Our data add to three lines of evidence suggesting that the influence of genetic variation is frequently tissue-specific. First, several microarray-based surveys have highlighted differences in gene expression across different brain regions in inbred mouse strains (Freeman et al. 2007; Hovatta et al. 2007; Nadler et al. 2006; Pavlidis and Noble 2001; Sandberg et al. 2000). These differences in expression appear to be phenotypically relevant, as shown by analysis of interstrain differences in motor coordination tasks (Nadler et al. 2006). Second, analyses of eQTL data from studies on different tissues have shown limited evidence for tissue-specific effects (Bystrykh et al. 2005; Chesler et al. 2005; Gatti et al. 2007; Hubner et al. 2005; Petretto et al. 2006). Third, Yang et al. (2006), using an intercross of C57BL/6J and C3H/HeJ mouse strains and sampling muscle, liver, adipose, and brain, demonstrated the essentially tissue-specific nature of expression of sexually dimorphic, but not more general, classes of genes.

Functional annotation of genes within each CGG showed that in some cases genes whose mRNA levels were highly correlated also encode proteins with biologically related functions; the clearest examples are proteins involved in sugar metabolism clustered in CGG 2 and ribosomal proteins in CGG 4. The correlated behaviour of functionally related genes is perhaps not surprising in view of numerous studies on the coregulation of gene expression. Our major conclusion, however, is that shared function does not appear to be the primary organising principle of most genes within a CGG. In this respect, a better understanding of the shared behaviour of the CGG and its relationship, if any, to phenotypic outcomes (Goring et al. 2007; Nadler et al. 2006; Passador-Gurgel et al. 2007) will provide greater insight into the functional consequences of CGG variation and shared control. Further insight into the putative biology of CGGs could be gained by employing them as “gene-sets” in pathway-based enrichment analyses, such as Gene Set Enrichment Analysis (GSEA) (Subramanian et al. 2005), across a variety of experiments.

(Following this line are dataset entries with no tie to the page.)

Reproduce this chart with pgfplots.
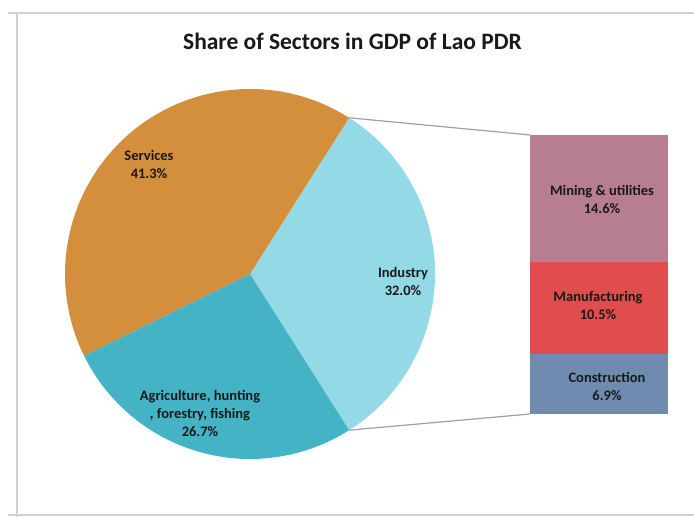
\documentclass[border=0pt]{standalone}
\usepackage{pgfplots}
\pgfplotsset{compat=1.18}
\usepackage{pgfplotstable}
\usepackage{fontspec}
\setmainfont{Carlito}

\definecolor{services}{HTML}{D48F3D}
\definecolor{industry}{HTML}{93DAE6}
\definecolor{agri}{HTML}{44B3C5}
\definecolor{mining}{HTML}{B77E92}
\definecolor{manuf}{HTML}{E14D4F}
\definecolor{constr}{HTML}{6F8BB0}
\definecolor{frame}{HTML}{D0D0D0}
\definecolor{conn}{HTML}{A0A0A0}

\pgfplotstableread{
sector value
Services 41.3
Agriculture 26.7
Industry 32.0
}\pietable

\pgfplotstableread{
x construction manufacturing mining
0 6.9 10.5 14.6
}\bartable

\pgfplotstablegetelem{0}{value}\of\pietable \let\vS\pgfplotsretval
\pgfplotstablegetelem{1}{value}\of\pietable \let\vA\pgfplotsretval
\pgfplotstablegetelem{2}{value}\of\pietable \let\vI\pgfplotsretval
\pgfmathsetmacro\aI{\vI*1.8}
\pgfmathsetmacro\aIn{-\vI*1.8}
\pgfmathsetmacro\aS{\aI+\vS*3.6}
\pgfmathsetmacro\aA{\aS+\vA*3.6}

\begin{document}
\begin{tikzpicture}
\path[use as bounding box] (0,0) rectangle (694pt,517pt);
\begin{axis}[at={(0pt,0pt)}, anchor=south west, scale only axis,
  width=694pt, height=517pt, xmin=0, xmax=694, ymin=0, ymax=517,
  hide axis, clip=false]
  % frame
  \draw[frame, line width=2pt] (axis cs:8,504) -- (axis cs:700,504);
  \draw[frame, line width=2.5pt] (axis cs:17,504) -- (axis cs:17,0);
  \draw[frame, line width=2pt] (axis cs:8,2) -- (axis cs:700,2);
  % pie
  \fill[industry] (axis cs:250,243) -- ++(\aIn:185pt) arc[start angle=\aIn, end angle=\aI, radius=185pt] -- cycle;
  \fill[services] (axis cs:250,243) -- ++(\aI:185pt) arc[start angle=\aI, end angle=\aS, radius=185pt] -- cycle;
  \fill[agri] (axis cs:250,243) -- ++(\aS:185pt) arc[start angle=\aS, end angle=\aA, radius=185pt] -- cycle;
  % connectors
  \draw[conn, line width=1.2pt] (axis cs:250,243) ++(\aI:185pt) -- (axis cs:530,382);
  \draw[conn, line width=1.2pt] (axis cs:250,243) ++(\aIn:185pt) -- (axis cs:530,103);
  % title
  \node[font=\fontsize{23.5}{28}\selectfont\bfseries, text=black!90] at (axis cs:352.5,476) {Share of Sectors in GDP of Lao PDR};
  % pie labels
  \node[font=\fontsize{14.5}{18}\selectfont\bfseries, text=black!90, align=center] at (axis cs:149,353) {Services\\41.3\%};
  \node[font=\fontsize{14.5}{18}\selectfont\bfseries, text=black!90, align=center] at (axis cs:403,236) {Industry\\32.0\%};
  \node[font=\fontsize{14.5}{18}\selectfont\bfseries, text=black!90, align=center] at (axis cs:200,104) {Agriculture, hunting\\, forestry, fishing\\26.7\%};
\end{axis}
\begin{axis}[at={(530pt,103pt)}, anchor=south west, scale only axis,
  width=138pt, height=279pt, xmin=-0.5, xmax=0.5, ymin=0, ymax=32,
  hide axis, clip=false, ybar stacked, bar width=138pt]
  \addplot[fill=constr, draw=none] table[x=x, y=construction] {\bartable};
  \addplot[fill=manuf, draw=none] table[x=x, y=manufacturing] {\bartable};
  \addplot[fill=mining, draw=none] table[x=x, y=mining] {\bartable};
\end{axis}
\begin{axis}[at={(0pt,0pt)}, anchor=south west, scale only axis,
  width=694pt, height=517pt, xmin=0, xmax=694, ymin=0, ymax=517,
  hide axis, clip=false]
  \node[font=\fontsize{14.5}{18}\selectfont\bfseries, text=black!90, align=center] at (axis cs:602,318) {Mining \& utilities\\14.6\%};
  \node[font=\fontsize{14.5}{18}\selectfont\bfseries, text=black!90, align=center] at (axis cs:598,211.5) {Manufacturing\\10.5\%};
  \node[font=\fontsize{14.5}{18}\selectfont\bfseries, text=black!90, align=center] at (axis cs:607,131) {Construction\\6.9\%};
\end{axis}
\end{tikzpicture}
\end{document}
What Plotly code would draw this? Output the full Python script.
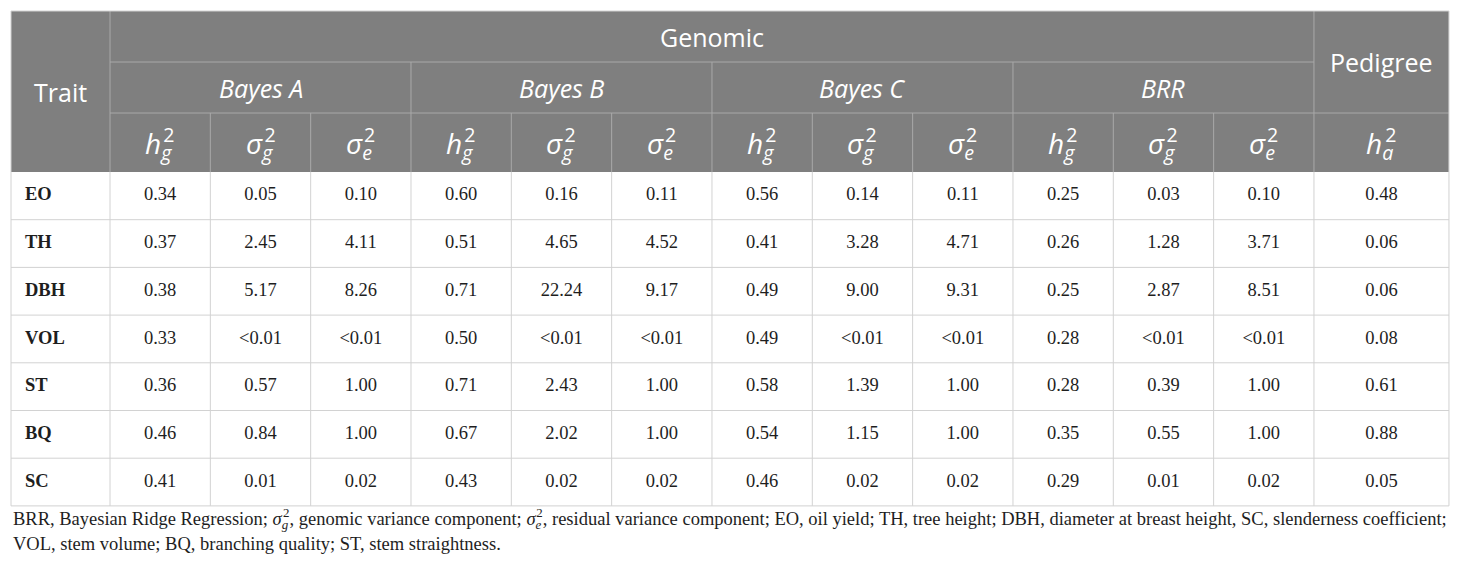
import numpy as np
import plotly.graph_objects as go

# ---- table data ----
traits = ['EO', 'TH', 'DBH', 'VOL', 'ST', 'BQ', 'SC']
methods = ['Bayes A', 'Bayes B', 'Bayes C', 'BRR']

bayes_a_h2 = ['0.34', '0.37', '0.38', '0.33', '0.36', '0.46', '0.41']
bayes_a_sg = ['0.05', '2.45', '5.17', '<0.01', '0.57', '0.84', '0.01']
bayes_a_se = ['0.10', '4.11', '8.26', '<0.01', '1.00', '1.00', '0.02']
bayes_b_h2 = ['0.60', '0.51', '0.71', '0.50', '0.71', '0.67', '0.43']
bayes_b_sg = ['0.16', '4.65', '22.24', '<0.01', '2.43', '2.02', '0.02']
bayes_b_se = ['0.11', '4.52', '9.17', '<0.01', '1.00', '1.00', '0.02']
bayes_c_h2 = ['0.56', '0.41', '0.49', '0.49', '0.58', '0.54', '0.46']
bayes_c_sg = ['0.14', '3.28', '9.00', '<0.01', '1.39', '1.15', '0.02']
bayes_c_se = ['0.11', '4.71', '9.31', '<0.01', '1.00', '1.00', '0.02']
brr_h2 = ['0.25', '0.26', '0.25', '0.28', '0.28', '0.35', '0.29']
brr_sg = ['0.03', '1.28', '2.87', '<0.01', '0.39', '0.55', '0.01']
brr_se = ['0.10', '3.71', '8.51', '<0.01', '1.00', '1.00', '0.02']
pedigree_h2 = ['0.48', '0.06', '0.06', '0.08', '0.61', '0.88', '0.05']

columns = [bayes_a_h2, bayes_a_sg, bayes_a_se,
           bayes_b_h2, bayes_b_sg, bayes_b_se,
           bayes_c_h2, bayes_c_sg, bayes_c_se,
           brr_h2, brr_sg, brr_se,
           pedigree_h2]

caption_lines = [
    'BRR, Bayesian Ridge Regression; {sg}, genomic variance component; {se}, residual variance component; '
    'EO, oil yield; TH, tree height; DBH, diameter at breast height, SC, slenderness coefficient;',
    'VOL, stem volume; BQ, branching quality; ST, stem straightness.',
]

# ---- layout geometry (pixels of the page) ----
W, H = 1460, 575
PAGE_PAD = 8  # default body margin of the html page
left, top = 11, 11
col_w = [99] + [100.33] * 12 + [135]
head_h = [51, 51, 59]
row_h = 47.7

xb = left + np.concatenate([[0], np.cumsum(col_w)])
yh = top + np.concatenate([[0], np.cumsum(head_h)])
yd = yh[-1] + row_h * np.arange(len(traits) + 1)
xc = (xb[:-1] + xb[1:]) / 2
yc = (yd[:-1] + yd[1:]) / 2

HEAD_BG = '#7f7f7f'
HEAD_LINE = '#a9a9a9'
GRID = '#d2d2d2'
TXT = '#1e1e1e'
SANS = 'Open Sans'
SERIF = 'Liberation Serif'


def sym(base, sub, size):
    # stacked sub/superscript: pull the "2" back over the subscript
    pull = int(size * 0.3)
    return ('<i>{b}</i><sub><i><span style="letter-spacing:-{p}px">{s}</span></i></sub>'
            '<sup>2</sup>').format(b=base, s=sub, p=pull)


fig = go.Figure()
shapes = []

# header background
shapes.append(dict(type='rect', x0=xb[0], x1=xb[-1], y0=yh[0], y1=yh[-1],
                   fillcolor=HEAD_BG, line_width=0, layer='below'))

def hline(x0, x1, y, color):
    shapes.append(dict(type='line', x0=x0, x1=x1, y0=y, y1=y, line=dict(color=color, width=1)))

def vline(x, y0, y1, color):
    shapes.append(dict(type='line', x0=x, x1=x, y0=y0, y1=y1, line=dict(color=color, width=1)))

# header inner lines
hline(xb[1], xb[13], yh[1], HEAD_LINE)
hline(xb[1], xb[14], yh[2], HEAD_LINE)
vline(xb[1], yh[0], yh[3], HEAD_LINE)
vline(xb[13], yh[0], yh[3], HEAD_LINE)
for k in (4, 7, 10):
    vline(xb[k], yh[1], yh[3], HEAD_LINE)
for k in range(2, 13):
    if k not in (4, 7, 10):
        vline(xb[k], yh[2], yh[3], HEAD_LINE)

# body grid
for y in yd[1:]:
    hline(xb[0], xb[-1], y, GRID)
for x in xb:
    vline(x, yd[0], yd[-1], GRID)
hline(xb[0], xb[-1], yh[0], GRID)
vline(xb[0], yh[0], yh[-1], GRID)
vline(xb[-1], yh[0], yh[-1], GRID)

annotations = []

def head(text, x, y, size=25):
    annotations.append(dict(text=text, x=x, y=y, xref='x', yref='y', showarrow=False,
                            font=dict(family=SANS, size=size, color='white')))

head('Trait', xc[0], (yh[0] + yh[3]) / 2)
head('Genomic', (xb[1] + xb[13]) / 2, (yh[0] + yh[1]) / 2)
head('Pedigree', xc[13], (yh[0] + yh[2]) / 2)
for m, name in enumerate(methods):
    head('<i>%s</i>' % name, (xb[1 + 3 * m] + xb[4 + 3 * m]) / 2, (yh[1] + yh[2]) / 2)
    for j, (b, s) in enumerate([('h', 'g'), ('σ', 'g'), ('σ', 'e')]):
        head(sym(b, s, 28), xc[1 + 3 * m + j], (yh[2] + yh[3]) / 2 + 1, size=28)
head(sym('h', 'a', 28), xc[13], (yh[2] + yh[3]) / 2 + 1, size=28)

# trait labels
fig.add_trace(go.Scatter(x=[xb[0] + 14] * len(traits), y=yc, text=['<b>%s</b>' % t for t in traits],
                         mode='text', textposition='middle right',
                         textfont=dict(family=SERIF, size=18.5, color=TXT), hoverinfo='skip'))
# values
for j, col in enumerate(columns):
    fig.add_trace(go.Scatter(x=[xc[j + 1]] * len(col), y=yc, text=col, mode='text',
                             textposition='middle center',
                             textfont=dict(family=SERIF, size=18.5, color=TXT), hoverinfo='skip'))

# caption
for i, line in enumerate(caption_lines):
    txt = line.format(sg=sym('σ', 'g', 18), se=sym('σ', 'e', 18))
    annotations.append(dict(text=txt, x=left, y=yd[-1] + 13 + 25.5 * i, xref='x', yref='y',
                            xanchor='left', showarrow=False,
                            font=dict(family=SERIF, size=18.5, color=TXT)))

fig.update_layout(width=W - 2 * PAGE_PAD, height=H - 2 * PAGE_PAD,
                  margin=dict(l=0, r=0, t=0, b=0),
                  paper_bgcolor='white', plot_bgcolor='white', showlegend=False,
                  shapes=shapes, annotations=annotations,
                  xaxis=dict(range=[PAGE_PAD, W - PAGE_PAD], visible=False, fixedrange=True),
                  yaxis=dict(range=[H - PAGE_PAD, PAGE_PAD], visible=False, fixedrange=True))

fig.write_html("out.html")
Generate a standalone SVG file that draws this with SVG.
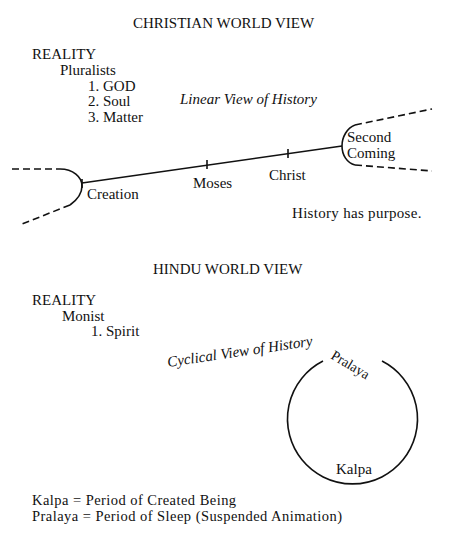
<svg xmlns="http://www.w3.org/2000/svg" width="450" height="541" viewBox="0 0 450 541">
<style>
text{font-family:'Liberation Serif','DejaVu Serif',serif;font-size:15px;fill:#111}
.it{font-style:italic}
.ln{fill:none;stroke:#111;stroke-width:1.6}
.ds{fill:none;stroke:#111;stroke-width:1.6;stroke-dasharray:7 4}
.lg{font-size:14.5px;letter-spacing:0.45px}
</style>
<rect width="450" height="541" fill="#fff"/>
<g id="christian-header">
<text x="133" y="28">CHRISTIAN WORLD VIEW</text>
<text x="32" y="59">REALITY</text>
<text x="60" y="75">Pluralists</text>
<text x="88" y="91">1. GOD</text>
<text x="88" y="106">2. Soul</text>
<text x="88" y="122">3. Matter</text>
<text class="it" x="180" y="104">Linear View of History</text>
</g>
<g id="connectors">
<path class="ln" d="M82,183 L342,146"/>
<path class="ln" d="M82,179 V188 M207,160 V169 M288,149 V158"/>
<path class="ln" d="M60,169 C73,169 82,177 82,186 C82,194 77,200 70,205"/>
<path class="ds" d="M12,169 H60 M70,205 L22,224"/>
<path class="ln" d="M355,125 C347,128 342,137 342,146 C342,155 347,163 355,165"/>
<path class="ds" d="M355,125 L432,109 M355,165 L432,171"/>
<path class="ln" d="M382,361 A65,65 0 1 1 323,361"/>
</g>
<g id="creation"><text x="87" y="199">Creation</text></g>
<g id="moses"><text x="193" y="188">Moses</text></g>
<g id="christ"><text x="269" y="180">Christ</text></g>
<g id="second-coming"><text x="347" y="142">Second</text><text x="347" y="158">Coming</text></g>
<g id="purpose"><text x="292" y="218" style="letter-spacing:0.3px">History has purpose.</text></g>
<g id="hindu-header">
<text x="153" y="274">HINDU WORLD VIEW</text>
<text x="32" y="305">REALITY</text>
<text x="62" y="321">Monist</text>
<text x="91" y="336">1. Spirit</text>
<text class="it" transform="translate(168,367) rotate(-8.4)">Cyclical View of History</text>
</g>
<g id="pralaya"><text transform="translate(330,358) rotate(31)" style="font-size:14px">Pralaya</text></g>
<g id="kalpa"><text x="336" y="474">Kalpa</text></g>
<g id="legend">
<text class="lg" x="32" y="505">Kalpa = Period of Created Being</text>
<text class="lg" x="32" y="521">Pralaya = Period of Sleep (Suspended Animation)</text>
</g>
</svg>
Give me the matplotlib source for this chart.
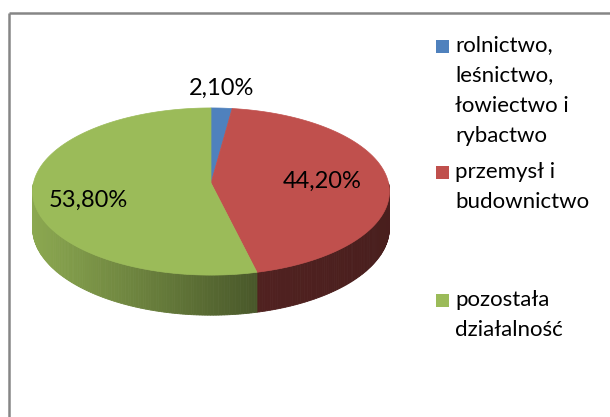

Our findings for CGG 2 that the Sox binding site is overrepresented and that mRNA levels of the genes within the CGG exhibit unusual linkage at the region harbouring Sox1 suggest an involvement of this transcription factor in CGG 2 behaviour, but this is necessarily speculative. The reality is that our methods, in common with all such analyses, including eQTL-based approaches, cannot distinguish between primary and secondary influences upon mRNA levels. For example, whether an unobserved common regulator causes CGG 2 behaviour or variation in more distal processes, such as signal transduction, will have to be shown by extensive mechanistic dissection, but such follow-up studies will at least have to be able to distinguish between these alternatives.

In more general terms, we have focused upon correlation-based approaches in our study with the assumption that correlation is a likely outcome of biological processes rather than simply using correlation as a statistical tool. This study has not been designed to identify, in most cases, the cause of a change in mRNA level; instead, we have simply focused on defining at the level of mRNA the phenotypic differences between two organisms that are likely due to the sum total of all relevant genetic influences. Of course, changes in mRNA levels do not have to be reflected in changing protein levels, and in most cases it is this latter change that will contribute to phenotypic diversity. Recent studies in yeast by Foss et al. (2007) have shown that there is only weak correlation of mRNA and protein levels tested across genetically divergent strains, and so prediction from purely genotypic information of ultimate protein levels, and therefore potential phenotype, is going to be a very challenging task, even at a single-tissue let alone at a multiple-tissue or organismal level. Nevertheless, the observation that this type of genetic variation has strong tissue-specific outcomes suggests that the regulatory architecture of mRNA levels may have evolved, in part, to generate selective phenotypic diversity of individual tissues and could represent a contributing source of morphologic and functional evolutionary differences, as well as having implications for the use of surrogate tissues in human studies.